» TASK DETAILS:
Copy exactly, and only, the lines below from the first through the one containing "from matplotlib.patches import Patch", both included; pictures are omitted.

» RAW RECORDS:
========
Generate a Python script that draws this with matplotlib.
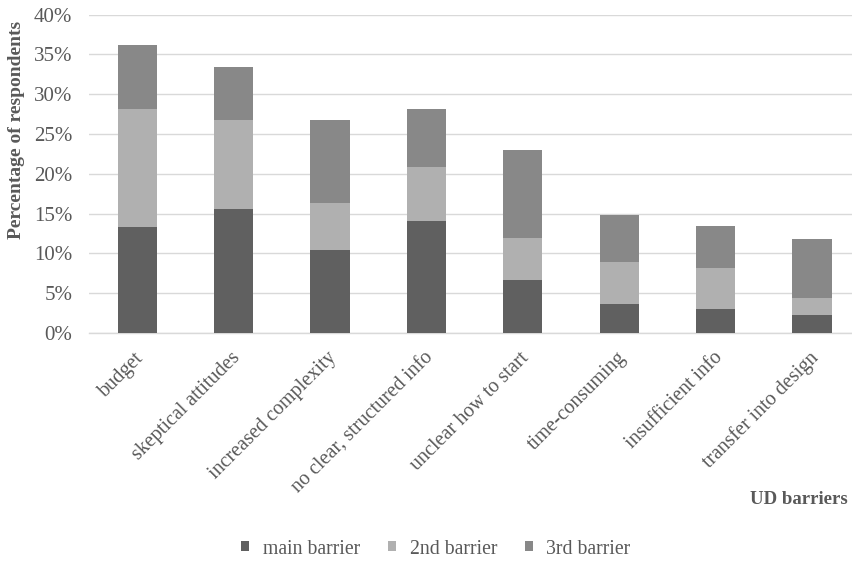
import matplotlib
matplotlib.use("Agg")
import matplotlib.pyplot as plt
import numpy as np
from matplotlib.patches import Patch

categories = ["budget", "skeptical attitudes", "increased complexity",
              "no clear, structured info", "unclear how to start",
              "time-consuming", "insufficient info", "transfer into design"]
main_barrier = [13.3, 15.6, 10.4, 14.1, 6.7, 3.7, 3.0, 2.2]
second_barrier = [14.8, 11.1, 5.9, 6.7, 5.2, 5.2, 5.2, 2.2]
third_barrier = [8.1, 6.7, 10.4, 7.4, 11.1, 5.9, 5.2, 7.4]
series_names = ["main barrier", "2nd barrier", "3rd barrier"]
yticks = [0, 5, 10, 15, 20, 25, 30, 35, 40]

colors = ["#606060", "#b0b0b0", "#888888"]
text_grey = "#595959"

plt.rcParams["font.family"] = ["Liberation Serif", "DejaVu Serif"]

fig = plt.figure(figsize=(8.53, 5.62), dpi=100)
ax = fig.add_axes([89 / 853, 1 - 333 / 562, (853 - 89) / 853, (333 - 14.6) / 562])

x = np.arange(len(categories))
w = 0.405
bottom = np.zeros(len(categories))
for vals, col in zip([main_barrier, second_barrier, third_barrier], colors):
    ax.bar(x, vals, w, bottom=bottom, color=col, zorder=3)
    bottom += np.array(vals)

ax.set_xlim(-0.5, -0.5 + 764 / 96.4)
ax.set_ylim(0, 40)
ax.set_yticks(yticks)
ax.set_yticklabels([f"{v}%" for v in yticks], fontsize=15, color=text_grey)
ax.yaxis.grid(True, color="#d9d9d9", lw=1, zorder=0)
ax.tick_params(axis="y", length=0, pad=12)
ax.tick_params(axis="x", length=0, pad=11)
for s in ["top", "right", "left"]:
    ax.spines[s].set_visible(False)
ax.spines["bottom"].set_color("#d9d9d9")
ax.spines["bottom"].set_linewidth(1)

ax.set_xticks(x - 0.03)
ax.set_xticklabels(categories, rotation=45, ha="right", va="top",
                   rotation_mode="anchor", fontsize=14.5, color=text_grey)

fig.text(17 / 853, 1 - 130 / 562, "Percentage of respondents", rotation=90,
         ha="center", va="center", fontsize=14, fontweight="bold", color=text_grey)
fig.text(848 / 853, 1 - 499 / 562, "UD barriers", ha="right", va="center",
         fontsize=13.5, fontweight="bold", color=text_grey)

handles = [Patch(facecolor=c, edgecolor="none") for c in colors]
fig.legend(handles, series_names, loc="center", bbox_to_anchor=(436 / 853, 1 - 549 / 562),
           ncol=3, frameon=False, fontsize=14.2, labelcolor=text_grey,
           handlelength=0.4, handleheight=0.4, handletextpad=0.7, columnspacing=1.4)

fig.savefig("out.png", dpi=100)
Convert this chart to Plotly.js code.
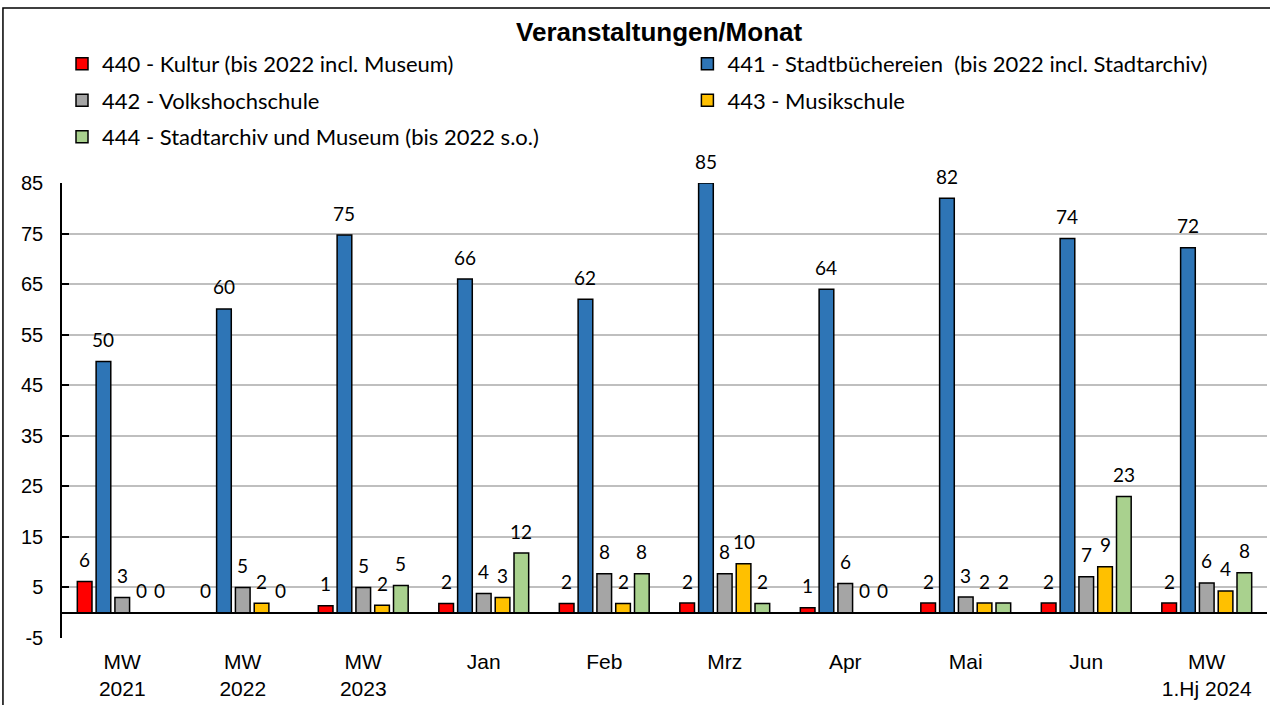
<!DOCTYPE html>
<html>
<head>
<meta charset="utf-8">
<script src="https://cdn.plot.ly/plotly-3.0.1.min.js"></script>
<style>html,body{margin:0;padding:0;background:#fff;}#chart{width:1270px;height:705px;}</style>
</head>
<body>
<div id="chart"></div>
<script>
// Categories (x axis)
var categories = ["MW<br>2021", "MW<br>2022", "MW<br>2023", "Jan", "Feb", "Mrz", "Apr", "Mai", "Jun", "MW<br>1.Hj 2024"];

// Series values
var kultur440       = [6.2, 0,    1.4,  1.8, 1.8, 1.9, 1.0, 1.9, 1.9, 1.9];
var buechereien441  = [49.7, 60.1, 74.7, 66, 62, 85, 64, 82, 74, 72.2];
var vhs442          = [3.0, 5.0,  5.0,  3.8, 7.7, 7.7, 5.8, 3.1, 7.1, 5.9];
var musik443        = [0,   1.85, 1.5,  3.0, 1.8, 9.7, 0,   1.9, 9.1, 4.3];
var archiv444       = [0,   0,    5.4,  11.8, 7.7, 1.8, 0,  1.9, 23.0, 7.9];

var seriesNames = [
  "440 - Kultur (bis 2022 incl. Museum)",
  "441 - Stadtbüchereien  (bis 2022 incl. Stadtarchiv)",
  "442 - Volkshochschule",
  "443 - Musikschule",
  "444 - Stadtarchiv und Museum (bis 2022 s.o.)"
];
var seriesValues = [kultur440, buechereien441, vhs442, musik443, archiv444];
var seriesColors = ["#FF0000", "#2E75B6", "#A5A5A5", "#FFC000", "#A9D18E"];
var seriesLegend = ["legend", "legend2", "legend", "legend2", "legend"];

// Y axis ticks
var yTicks = [-5, 5, 15, 25, 35, 45, 55, 65, 75, 85];

var W = 1270, H = 705;
var M = {l: 62, r: 3, t: 183, b: 67, pad: 0};
var BARGAP = 0.22, BARGROUPGAP = 0.22;

var labelFont = {family: "Lato, 'Open Sans', sans-serif", size: 19, color: "#000"};
var axisFont = {family: "'Liberation Sans', Arial, sans-serif", size: 20, color: "#000"};
var legendFont = {family: "Lato, 'Open Sans', sans-serif", size: 22, color: "#000"};

var traces = seriesNames.map(function(name, i) {
  return {
    type: "bar",
    name: name,
    x: categories,
    y: seriesValues[i],
    legend: seriesLegend[i],
    legendgroup: "g" + i,
    marker: {color: seriesColors[i], line: {color: "#000", width: 1.5}},
    hoverinfo: "x+y+name"
  };
});

// Value labels placed above each bar (slot offset within the group, from the bar layout)
var nSeries = seriesNames.length;
var catPx = (W - M.l - M.r) / categories.length;
var slotPx = catPx * (1 - BARGAP) / nSeries;
var annotations = [];
seriesValues.forEach(function(vals, i) {
  vals.forEach(function(v, j) {
    annotations.push({
      x: categories[j], y: v, xref: "x", yref: "y",
      text: String(Math.round(v)),
      showarrow: false,
      xanchor: "center", yanchor: "middle",
      xshift: (i - (nSeries - 1) / 2) * slotPx,
      yshift: 22,
      font: labelFont
    });
  });
});

var layout = {
  width: W,
  height: H,
  paper_bgcolor: "#fff",
  plot_bgcolor: "#fff",
  margin: M,
  barmode: "group",
  bargap: BARGAP,
  bargroupgap: BARGROUPGAP,
  showlegend: true,
  title: {
    text: "<b>Veranstaltungen/Monat</b>",
    font: {family: "'Liberation Sans', Arial, sans-serif", size: 26, color: "#000"},
    x: 0.519, xanchor: "center",
    y: 0.9546, yanchor: "middle", yref: "container"
  },
  legend: {
    x: 0.0, xanchor: "left", y: 1.308, yanchor: "top",
    orientation: "v",
    font: legendFont,
    tracegroupgap: 5,
    bgcolor: "rgba(0,0,0,0)",
    itemclick: false, itemdoubleclick: false
  },
  legend2: {
    x: 0.519, xanchor: "left", y: 1.308, yanchor: "top",
    orientation: "v",
    font: legendFont,
    tracegroupgap: 5,
    bgcolor: "rgba(0,0,0,0)",
    itemclick: false, itemdoubleclick: false
  },
  xaxis: {
    type: "category",
    showline: false,
    showgrid: false,
    ticks: "",
    tickfont: {family: "'Liberation Sans', Arial, sans-serif", size: 21, color: "#000"},
    ticklabelstandoff: 9,
    automargin: false
  },
  yaxis: {
    range: [-5, 85],
    tickvals: yTicks,
    ticktext: yTicks.map(String),
    tickfont: axisFont,
    ticklabelstandoff: 13,
    showgrid: true,
    gridcolor: "#BFBFBF",
    gridwidth: 1.5,
    zeroline: true,
    zerolinecolor: "#000",
    zerolinewidth: 2,
    showline: true,
    linecolor: "#000",
    linewidth: 1.5,
    ticks: "inside",
    ticklen: 7,
    tickwidth: 1.5,
    tickcolor: "#000",
    automargin: false
  },
  annotations: annotations,
  shapes: [{
    type: "rect", xref: "paper", yref: "paper",
    x0: -0.049, x1: 1.01, y0: -0.16, y1: 1.3846,
    line: {color: "#000", width: 1.5},
    fillcolor: "rgba(0,0,0,0)"
  }]
};

Plotly.newPlot("chart", traces, layout, {displayModeBar: false});
</script>
</body>
</html>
========
» SOLUTION FOR THIS EXERCISE:
Generate a Python script that draws this with matplotlib.
import matplotlib
matplotlib.use("Agg")
import matplotlib.pyplot as plt
import numpy as np
from matplotlib.patches import Patch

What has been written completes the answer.